Barack Obama doesn't rule out a military strike on Syria if the Assa regime fails to comply with chemical weapons plan.

President Barack Obama has welcomed a deal brokered between the US and Russia for Syria to destroy its chemical weapons stockpile, but warned that he still retains the option to use force if Bashar al-Assad's regime fails to meet all of the conditions agreed.

After three days of intensive negotiations in Geneva, US Secretary of State John Kerry and Russian foreign minister Sergei Lavrov yesterday announced that Syria would have to provide a comprehensive list of its chemical weapons by the end of the week, and allow UN weapons inspectors access to destroy them all by the middle of 2014.

"This framework provides the opportunity for the elimination of Syrian chemical weapons in a transparent, expeditious, and verifiable manner, which could end the threat these weapons pose not only to the Syrian people but to the region and the world," the US president said. "The international community expects the Assad regime to live up to its public commitments."

Obama warned of "consequences" if the Assad regime does not comply.

The deal will be discussed by the UN Security Council. China, France, the UK and NATO have announced that they are satisfied with its terms.

Damascus has yet to react.

The Pentagon said that US forces remained poised to strike if necessary, and Obama stated: "If diplomacy fails, the United States remains prepared to act."

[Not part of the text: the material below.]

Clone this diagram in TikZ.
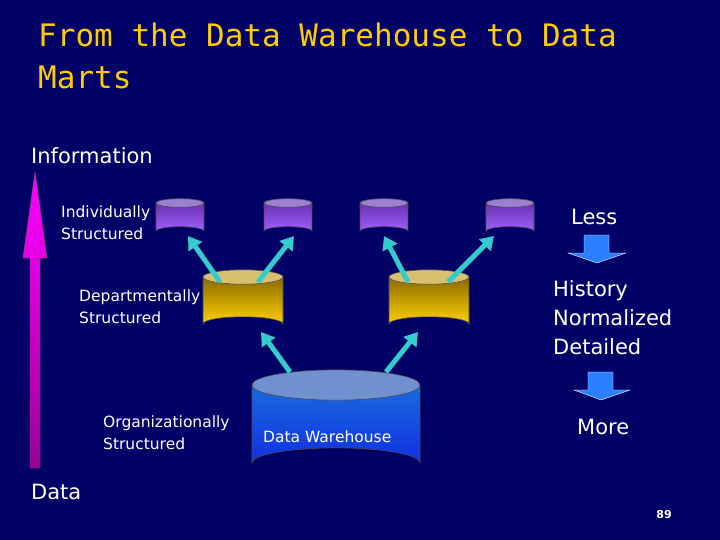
\documentclass[tikz,border=0pt]{standalone}
\usepackage{fontspec}
\setmainfont{DejaVu Sans}
\newfontfamily\titlefont{DejaVu Sans Mono}
\usetikzlibrary{arrows.meta}
\definecolor{bg}{HTML}{000066}
\definecolor{ttl}{HTML}{FFCC00}
\definecolor{cy}{HTML}{33CCCC}
\definecolor{pa}{HTML}{6A2FB0}
\definecolor{pb}{HTML}{A060FF}
\definecolor{pc}{HTML}{9A80D0}
\definecolor{ya}{HTML}{8A6A00}
\definecolor{yb}{HTML}{FFD000}
\definecolor{yc}{HTML}{D8C070}
\definecolor{ba}{HTML}{1A6AE0}
\definecolor{bb}{HTML}{1030E0}
\definecolor{bc}{HTML}{7090D0}
\definecolor{ar}{HTML}{2A80FF}
\newcommand{\mycyl}[8]{% name, cx, top, w, h, top col, bot col, lid col
  \pgfmathsetmacro{\rx}{#4/2}\pgfmathsetmacro{\ry}{#4*0.09}
  \shade[top color=#6,bottom color=#7,draw=black!70,line width=0.6pt]
    (#2-\rx,#3) -- (#2-\rx,#3+#5) arc[start angle=180,end angle=360,x radius=\rx,y radius=\ry] -- (#2+\rx,#3) -- cycle;
  \fill[#8,draw=black!70,line width=0.6pt] (#2,#3) ellipse[x radius=\rx,y radius=\ry];
  \coordinate (#1) at (#2,#3+#5/2);
}
\tikzset{link/.style={cy,line width=5pt,-{Triangle[length=13pt,width=16pt]}},
  txt/.style={white,font=\fontsize{15.5}{22}\selectfont,align=left,anchor=west,inner sep=0},
  bigtxt/.style={white,font=\fontsize{21}{25}\selectfont,align=left,anchor=west,inner sep=0}}
\begin{document}
\begin{tikzpicture}[x=1pt,y=-1pt]
\fill[bg] (0,0) rectangle (720,540);
\useasboundingbox (0,0) rectangle (720,540);
\node[ttl,anchor=west,align=left,font=\titlefont\fontsize{31}{42}\selectfont,inner sep=0] (title) at (38,56) {From the Data Warehouse to Data\\Marts};
\node[bigtxt] (info) at (31,156) {Information};
\node[bigtxt] (data) at (31,492) {Data};
% magenta arrow
\shade[top color=magenta,bottom color=magenta!60!black,draw=magenta!50!black]
 (30,468) -- (30,258) -- (23,258) -- (35,172) -- (47,258) -- (40,258) -- (40,468) -- cycle;
\node[txt] (ind) at (61,223) {Individually\\Structured};
\node[txt] (dep) at (79,307) {Departmentally\\Structured};
\node[txt] (org) at (103,433) {Organizationally\\Structured};
\mycyl{p1}{180}{203}{48}{28}{pa}{pb}{pc}
\mycyl{p2}{288}{203}{48}{28}{pa}{pb}{pc}
\mycyl{p3}{384}{203}{48}{28}{pa}{pb}{pc}
\mycyl{p4}{510}{203}{48}{28}{pa}{pb}{pc}
\mycyl{y1}{243}{277}{80}{47}{ya}{yb}{yc}
\mycyl{y2}{429}{277}{80}{47}{ya}{yb}{yc}
\mycyl{dw}{336}{385}{168}{78}{ba}{bb}{bc}
\node[txt] (dwl) at (263,437) {Data Warehouse};
\draw[link] (220,282) -- (188,236);
\draw[link] (258,282) -- (294,236);
\draw[link] (408,282) -- (384,236);
\draw[link] (448,282) -- (494,236);
\draw[link] (290,372) -- (261,332);
\draw[link] (386,372) -- (418,332);
\node[bigtxt] (less) at (571,217) {Less};
\node[bigtxt,align=left,font=\fontsize{21}{29}\selectfont] (hist) at (553,318) {History\\Normalized\\Detailed};
\node[bigtxt] (more) at (577,427) {More};
\fill[ar,draw=white,line width=0.4pt] (584,235) -- (609,235) -- (609,253) -- (626,253) -- (597,263) -- (568,253) -- (584,253) -- cycle;
\fill[ar,draw=white,line width=0.4pt] (588,372) -- (613,372) -- (613,390) -- (630,390) -- (601,400) -- (574,390) -- (588,390) -- cycle;
\node[white,font=\fontsize{11}{12}\selectfont\bfseries] (pg) at (664,514) {89};
\end{tikzpicture}
\end{document}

Kerry said military action could be taken "with a decision by the president of the United States and like-minded allies if they thought that was what it came to".

However, Russia's foreign minister Sergei Lavrov said that the UN would formulate its response if and when Syria violated the conditions of the deal.

"Any violations of procedures... would be looked at by the security council and if they are approved, the security council would take the required measures, concrete measures," he said.

"Nothing is said about the use of force or about any automatic sanctions. All violations should be approved by the security council."

The deal ends a dramatic week of negotiations, in which President Obama stepped back from authorising military strikes on Syria which at one point seemed imminent.

As the Obama administration struggled to win the approval of a sceptical US Congress and House of Representatives to gain authorisation for military action, it seized on a diplomatic route out of the crisis when a seemingly off-the cuff remark by Kerry that Syria could avoid military action by handing over its chemical weapons where taken up by Russia as the basis for a possible deal.

Syria has also become a signatory of the UN Chemical weapons Convention, and claimed that under its terms it had 30 days to provide an inventory of its banned weapons, more than the period allowed under the Russia and US deal.

The US claims that the Syrian regime is responsible for a chemical weapons attack in Damascus on 21 August that killed 1,400. However, Syria and its ally, Russia, denies responsibility and has blamed rebel "terrorists" for the attack.